[Collection entries]
##########

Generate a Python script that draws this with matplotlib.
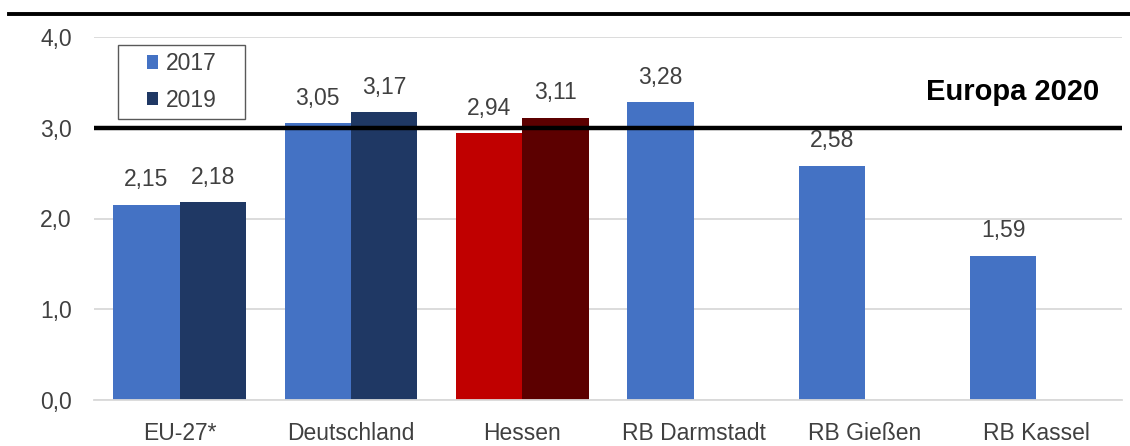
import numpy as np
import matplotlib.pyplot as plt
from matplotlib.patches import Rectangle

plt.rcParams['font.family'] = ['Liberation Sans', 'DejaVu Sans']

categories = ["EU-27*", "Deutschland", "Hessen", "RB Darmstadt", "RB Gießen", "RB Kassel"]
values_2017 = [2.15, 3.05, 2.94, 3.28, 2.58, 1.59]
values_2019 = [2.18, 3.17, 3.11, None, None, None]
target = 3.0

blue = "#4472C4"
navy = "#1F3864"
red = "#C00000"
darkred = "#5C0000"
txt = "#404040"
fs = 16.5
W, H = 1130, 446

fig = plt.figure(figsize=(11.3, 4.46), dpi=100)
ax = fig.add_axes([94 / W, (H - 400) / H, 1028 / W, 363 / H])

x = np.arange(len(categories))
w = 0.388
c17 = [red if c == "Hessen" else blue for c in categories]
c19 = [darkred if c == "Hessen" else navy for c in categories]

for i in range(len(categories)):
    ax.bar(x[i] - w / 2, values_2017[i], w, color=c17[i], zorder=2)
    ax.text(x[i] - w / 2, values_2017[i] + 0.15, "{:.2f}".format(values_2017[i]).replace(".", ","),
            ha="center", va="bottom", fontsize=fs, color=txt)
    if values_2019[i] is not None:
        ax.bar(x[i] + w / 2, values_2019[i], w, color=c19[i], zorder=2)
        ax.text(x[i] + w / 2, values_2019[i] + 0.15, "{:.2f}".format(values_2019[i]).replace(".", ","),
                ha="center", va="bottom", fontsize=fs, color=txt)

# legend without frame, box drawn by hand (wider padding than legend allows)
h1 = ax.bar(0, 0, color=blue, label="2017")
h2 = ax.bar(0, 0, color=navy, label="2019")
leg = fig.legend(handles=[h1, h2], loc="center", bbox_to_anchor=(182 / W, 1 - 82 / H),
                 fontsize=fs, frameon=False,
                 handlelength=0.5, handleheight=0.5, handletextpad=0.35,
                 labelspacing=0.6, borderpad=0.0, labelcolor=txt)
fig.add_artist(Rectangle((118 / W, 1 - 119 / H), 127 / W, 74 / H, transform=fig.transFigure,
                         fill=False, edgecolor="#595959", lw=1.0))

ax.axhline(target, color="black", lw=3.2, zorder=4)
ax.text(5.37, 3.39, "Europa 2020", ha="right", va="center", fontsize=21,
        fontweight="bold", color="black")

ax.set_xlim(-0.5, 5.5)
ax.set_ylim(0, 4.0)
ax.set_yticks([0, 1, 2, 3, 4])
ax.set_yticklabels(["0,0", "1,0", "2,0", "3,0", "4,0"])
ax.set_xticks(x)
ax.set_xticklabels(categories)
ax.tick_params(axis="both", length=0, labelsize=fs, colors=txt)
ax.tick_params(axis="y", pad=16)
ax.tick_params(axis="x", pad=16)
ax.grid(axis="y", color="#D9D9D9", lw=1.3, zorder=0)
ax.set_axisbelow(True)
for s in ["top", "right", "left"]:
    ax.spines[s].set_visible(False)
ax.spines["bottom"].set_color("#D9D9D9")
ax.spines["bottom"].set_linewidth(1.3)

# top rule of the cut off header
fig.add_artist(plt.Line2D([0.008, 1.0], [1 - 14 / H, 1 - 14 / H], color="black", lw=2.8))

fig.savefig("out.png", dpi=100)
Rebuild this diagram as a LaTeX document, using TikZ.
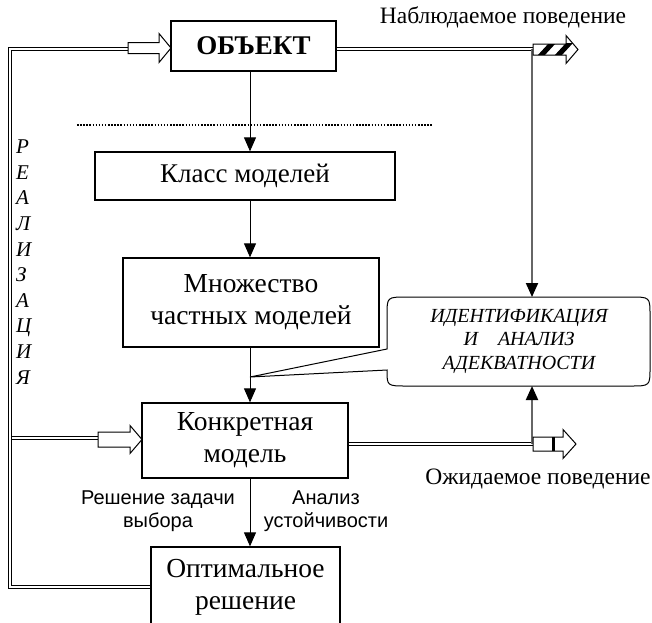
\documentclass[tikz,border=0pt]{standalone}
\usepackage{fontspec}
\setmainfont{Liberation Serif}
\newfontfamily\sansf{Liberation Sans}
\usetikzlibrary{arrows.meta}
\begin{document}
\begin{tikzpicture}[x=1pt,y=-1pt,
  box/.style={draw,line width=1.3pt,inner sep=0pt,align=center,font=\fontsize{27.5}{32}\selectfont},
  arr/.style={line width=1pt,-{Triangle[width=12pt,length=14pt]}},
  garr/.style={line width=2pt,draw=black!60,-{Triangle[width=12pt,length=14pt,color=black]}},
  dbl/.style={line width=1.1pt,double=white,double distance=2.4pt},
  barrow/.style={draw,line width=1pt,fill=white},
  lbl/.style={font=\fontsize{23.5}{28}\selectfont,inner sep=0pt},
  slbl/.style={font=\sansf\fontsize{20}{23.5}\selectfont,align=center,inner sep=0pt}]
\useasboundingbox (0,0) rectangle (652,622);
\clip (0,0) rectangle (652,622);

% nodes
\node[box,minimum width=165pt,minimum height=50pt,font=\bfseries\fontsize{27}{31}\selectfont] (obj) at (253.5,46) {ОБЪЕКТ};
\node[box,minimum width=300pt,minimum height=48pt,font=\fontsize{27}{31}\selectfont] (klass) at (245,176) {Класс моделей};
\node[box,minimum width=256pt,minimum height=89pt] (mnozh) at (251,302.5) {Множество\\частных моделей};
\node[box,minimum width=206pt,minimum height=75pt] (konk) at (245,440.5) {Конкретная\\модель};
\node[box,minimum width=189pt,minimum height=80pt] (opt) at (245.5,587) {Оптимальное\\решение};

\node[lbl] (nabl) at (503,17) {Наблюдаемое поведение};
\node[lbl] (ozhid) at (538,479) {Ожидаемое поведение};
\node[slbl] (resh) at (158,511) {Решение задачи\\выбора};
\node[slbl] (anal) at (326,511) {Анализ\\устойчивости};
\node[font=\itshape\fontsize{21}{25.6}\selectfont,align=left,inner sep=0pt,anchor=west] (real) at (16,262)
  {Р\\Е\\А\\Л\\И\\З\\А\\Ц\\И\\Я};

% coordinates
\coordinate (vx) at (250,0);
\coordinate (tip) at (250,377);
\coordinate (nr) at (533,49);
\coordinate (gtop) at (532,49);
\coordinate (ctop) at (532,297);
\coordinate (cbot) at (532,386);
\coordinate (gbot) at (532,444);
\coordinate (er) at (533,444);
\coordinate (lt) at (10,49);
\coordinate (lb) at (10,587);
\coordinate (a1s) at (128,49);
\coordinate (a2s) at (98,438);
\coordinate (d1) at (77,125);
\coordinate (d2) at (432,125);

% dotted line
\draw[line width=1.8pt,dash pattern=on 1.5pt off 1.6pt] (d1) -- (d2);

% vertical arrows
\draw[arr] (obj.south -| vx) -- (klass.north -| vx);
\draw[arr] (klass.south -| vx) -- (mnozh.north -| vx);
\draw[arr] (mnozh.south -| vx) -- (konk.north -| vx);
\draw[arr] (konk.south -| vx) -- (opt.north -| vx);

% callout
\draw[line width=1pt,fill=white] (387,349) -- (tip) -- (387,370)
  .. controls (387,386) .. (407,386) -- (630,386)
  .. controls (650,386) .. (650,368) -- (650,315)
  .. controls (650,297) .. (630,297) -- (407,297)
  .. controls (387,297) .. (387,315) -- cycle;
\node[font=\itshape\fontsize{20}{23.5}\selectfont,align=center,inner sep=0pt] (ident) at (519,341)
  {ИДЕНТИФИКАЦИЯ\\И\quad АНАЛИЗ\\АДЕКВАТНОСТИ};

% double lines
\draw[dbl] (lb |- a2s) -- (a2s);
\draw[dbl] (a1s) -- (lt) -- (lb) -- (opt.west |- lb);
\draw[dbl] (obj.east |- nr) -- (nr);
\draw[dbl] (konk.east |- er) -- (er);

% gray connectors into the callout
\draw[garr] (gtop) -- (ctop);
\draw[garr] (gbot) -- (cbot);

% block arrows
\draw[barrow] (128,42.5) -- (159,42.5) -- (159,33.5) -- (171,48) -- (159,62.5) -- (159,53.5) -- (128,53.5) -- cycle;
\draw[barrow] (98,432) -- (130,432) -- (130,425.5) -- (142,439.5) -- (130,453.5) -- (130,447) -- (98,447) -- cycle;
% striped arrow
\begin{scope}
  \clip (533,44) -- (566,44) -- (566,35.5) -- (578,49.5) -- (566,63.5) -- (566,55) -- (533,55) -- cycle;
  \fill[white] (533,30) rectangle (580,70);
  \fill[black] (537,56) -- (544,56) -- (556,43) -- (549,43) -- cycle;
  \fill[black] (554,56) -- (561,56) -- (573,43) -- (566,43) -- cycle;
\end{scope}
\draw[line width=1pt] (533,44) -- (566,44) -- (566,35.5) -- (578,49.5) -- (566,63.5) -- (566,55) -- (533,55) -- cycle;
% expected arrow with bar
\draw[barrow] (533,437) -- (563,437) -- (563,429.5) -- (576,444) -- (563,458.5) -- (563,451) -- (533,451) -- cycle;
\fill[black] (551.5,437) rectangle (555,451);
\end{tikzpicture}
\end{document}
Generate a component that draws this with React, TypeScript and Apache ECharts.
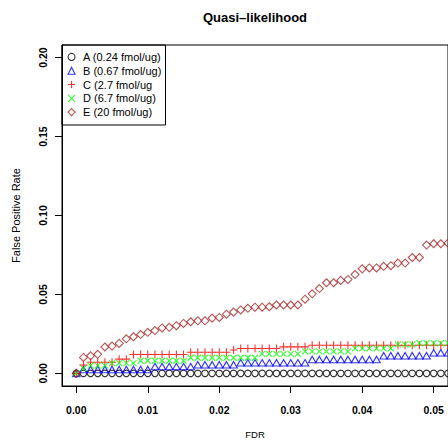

##########

Check each line of the records above for "Generate", and copy those that have it.

Generate a Python script that draws this with matplotlib.
Generate a component that draws this with React, TypeScript and Apache ECharts.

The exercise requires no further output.